Like Mellowfest, today’s most memorable extravaganzas pair a division’s personality with a unique game or theme. #25444 Magdalena Manastra has spent three years at Kiniya, starting in 2019, and has vivid memories of her extravaganzas. Her first was called “Home Alone” where Leaders ALs, and JLs all left their cabins while the girls were still asleep, only to materialize in the dining hall under a sign that said “Paris.” The extravaganza ended with the entire division watching “Home Alone” together.

Magdalena’s favorite extravaganza was something called Senior Night. It started with cards in the dining hall; leaders suddenly turned off the lights and it changed into a murder mystery party. Magdalena describes, “The victim was part of a band and she had three back-up singers who were suspects. We were split up into teams of five or six people, and we basically just asked suspects questions. There were other clues around the dining hall, too. I remember in the bathroom there were cards taped to the mirror with codes that we had to figure out. It was really fun.”

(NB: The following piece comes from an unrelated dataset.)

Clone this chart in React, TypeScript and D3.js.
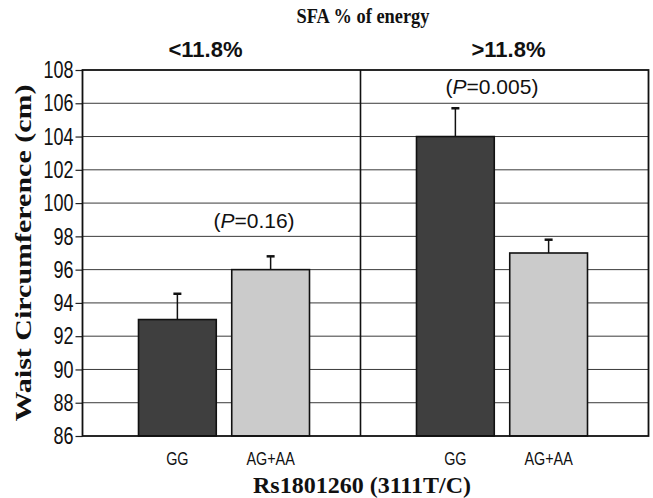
import React, { useEffect, useRef } from "react";
import * as d3 from "d3";

// data
const groups = ["<11.8%", ">11.8%"];
const genotypes = ["GG", "AG+AA"];
const means = [
  [93, 96],
  [104, 97],
];
const upperErr = [
  [94.55, 96.8],
  [105.7, 97.8],
];
const pLabels = ["0.16", "0.005"];
const pValueY = [98.5, 106.55];
const yTicks = [86, 88, 90, 92, 94, 96, 98, 100, 102, 104, 106, 108];

const App = () => {
  const svgRef = useRef<SVGSVGElement>(null);

  useEffect(() => {
    const width = 653;
    const height = 498;
    const margin = { top: 70, right: 4.5, bottom: 62, left: 82.5 };
    const panelW = 278;

    const svg = d3.select(svgRef.current).attr("width", width).attr("height", height);
    svg.selectAll("*").remove();

    const y = d3
      .scaleLinear()
      .domain([86, 108])
      .range([height - margin.bottom, margin.top]);

    const panelX = d3
      .scaleOrdinal<string, number>()
      .domain(groups)
      .range([margin.left, margin.left + panelW]);

    const x = d3.scaleBand().domain(genotypes).range([56, 227]).paddingInner(0.166);

    const right = width - margin.right;
    const sans = "'Liberation Sans', Arial, sans-serif";
    const serif = "'Liberation Serif', 'Times New Roman', serif";

    // gridlines
    svg
      .append("g")
      .selectAll("line")
      .data(yTicks.slice(1, -1))
      .join("line")
      .attr("x1", margin.left)
      .attr("x2", right)
      .attr("y1", (d) => y(d))
      .attr("y2", (d) => y(d))
      .attr("stroke", "#3a3a3a")
      .attr("stroke-width", 1);

    // y axis (narrow, tall digits)
    const yAxis = svg
      .append("g")
      .attr("transform", `translate(${margin.left},0)`)
      .call(d3.axisLeft(y).tickValues(yTicks).tickSize(7).tickPadding(3));
    yAxis.select(".domain").remove();
    yAxis.selectAll(".tick line").attr("stroke", "#222").attr("stroke-width", 1.2);
    yAxis
      .selectAll(".tick text")
      .attr("x", 0)
      .attr("transform", "translate(-9,0) scale(0.75,1)")
      .attr("font-family", sans)
      .attr("font-size", 24)
      .attr("fill", "#111");

    // bars + error bars
    groups.forEach((g, gi) => {
      const px = panelX(g);
      const panel = svg.append("g").attr("transform", `translate(${px},0)`);

      genotypes.forEach((gt, ti) => {
        const cx = x(gt)! + x.bandwidth() / 2;
        panel
          .append("line")
          .attr("x1", cx)
          .attr("x2", cx)
          .attr("y1", y(means[gi][ti]))
          .attr("y2", y(upperErr[gi][ti]))
          .attr("stroke", "#111")
          .attr("stroke-width", 1.5);
        panel
          .append("line")
          .attr("x1", cx - 4)
          .attr("x2", cx + 4)
          .attr("y1", y(upperErr[gi][ti]))
          .attr("y2", y(upperErr[gi][ti]))
          .attr("stroke", "#111")
          .attr("stroke-width", 2.5);
        panel
          .append("rect")
          .attr("x", x(gt)!)
          .attr("width", x.bandwidth())
          .attr("y", y(means[gi][ti]))
          .attr("height", y(86) - y(means[gi][ti]))
          .attr("fill", ti === 0 ? "#3f3f3f" : "#cbcbcb")
          .attr("stroke", "#111")
          .attr("stroke-width", 1.6);

        // category label
        panel
          .append("text")
          .attr("transform", `translate(${cx},${y(86) + 28.5}) scale(0.8,1)`)
          .attr("text-anchor", "middle")
          .attr("font-family", sans)
          .attr("font-size", 18)
          .attr("fill", "#111")
          .text(gt);
      });

      // P value
      const mid = (x(genotypes[0])! + x(genotypes[1])! + x.bandwidth()) / 2;
      const pt = panel
        .append("text")
        .attr("x", mid + (gi === 0 ? 30 : -10))
        .attr("y", y(pValueY[gi]))
        .attr("text-anchor", "middle")
        .attr("font-family", sans)
        .attr("font-size", 21)
        .attr("fill", "#111");
      pt.append("tspan").text("(");
      pt.append("tspan").attr("font-style", "italic").text("P");
      pt.append("tspan").text(`=${pLabels[gi]})`);

      // panel header
      svg
        .append("text")
        .attr("x", px + (gi === 0 ? 123 : 148))
        .attr("y", 57)
        .attr("text-anchor", "middle")
        .attr("font-family", sans)
        .attr("font-weight", "bold")
        .attr("font-size", 22)
        .attr("fill", "#111")
        .text(g);
    });

    // divider and frame
    svg
      .append("line")
      .attr("x1", margin.left + panelW)
      .attr("x2", margin.left + panelW)
      .attr("y1", y(108))
      .attr("y2", y(86))
      .attr("stroke", "#111")
      .attr("stroke-width", 1.6);
    svg
      .append("rect")
      .attr("x", margin.left)
      .attr("y", y(108))
      .attr("width", right - margin.left)
      .attr("height", y(86) - y(108))
      .attr("fill", "none")
      .attr("stroke", "#111")
      .attr("stroke-width", 1.8);

    // titles
    svg
      .append("text")
      .attr("transform", "translate(363,23) scale(0.92,1)")
      .attr("text-anchor", "middle")
      .attr("font-family", serif)
      .attr("font-weight", "bold")
      .attr("font-size", 20)
      .attr("fill", "#111")
      .text("SFA % of energy");
    svg
      .append("text")
      .attr("x", 362)
      .attr("y", 493)
      .attr("text-anchor", "middle")
      .attr("font-family", serif)
      .attr("font-weight", "bold")
      .attr("font-size", 24)
      .attr("fill", "#111")
      .text("Rs1801260 (3111T/C)");
    svg
      .append("text")
      .attr("transform", `translate(31,${(y(86) + y(108)) / 2}) rotate(-90) scale(1.25,1)`)
      .attr("text-anchor", "middle")
      .attr("font-family", serif)
      .attr("font-weight", "bold")
      .attr("font-size", 24)
      .attr("fill", "#111")
      .text("Waist Circumference (cm)");
  }, []);

  return <svg ref={svgRef} style={{ position: "absolute", left: 0, top: 0 }}></svg>;
};

export default App;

Mellowfest throughout the years, various Camp Extravaganzas.

Extravaganzas are mostly fun and games, but every former leader who spoke about their role in the Dudley and Kiniya fabric insisted that they play a serious role in the trajectory of a camper’s summer. 

“Extravaganzas are a great way to break the routine,” Ragon pointed out. “The beauty of Camp is it feels like everyone gets a chance to do everything, and extravaganzas are an important part of that. A different set of activities is crucial because it can be limiting if you just repeat the same thing every day.”

“It was meant to be different,” echoed Steve, “and take campers out of this hyper-competitive team structure and have a good time. Kids who weren’t necessarily good athletes could participate in a big way in a lot of extravaganzas.” 

Gretchen sees extravaganzas as “on top of the special” that is the daily Kiniya routine. “For me, when I had that first extravaganza, everything was already so wonderful. The extravaganza is beyond wonderful. It’s that special event that stands out in your mind. It’s something that you look forward to throughout the session and then, after it happens, spend the rest of the session talking about.”

Maybe that’s what has kept extravaganzas thrumming with such fervor for all these years—their ability to seamlessly emphasize the strengths of the many and the outlet for creativity it gives leaders and campers alike.

Or maybe it’s as simple as Magdalena put it, “It’s stuck around because it’s so much fun.”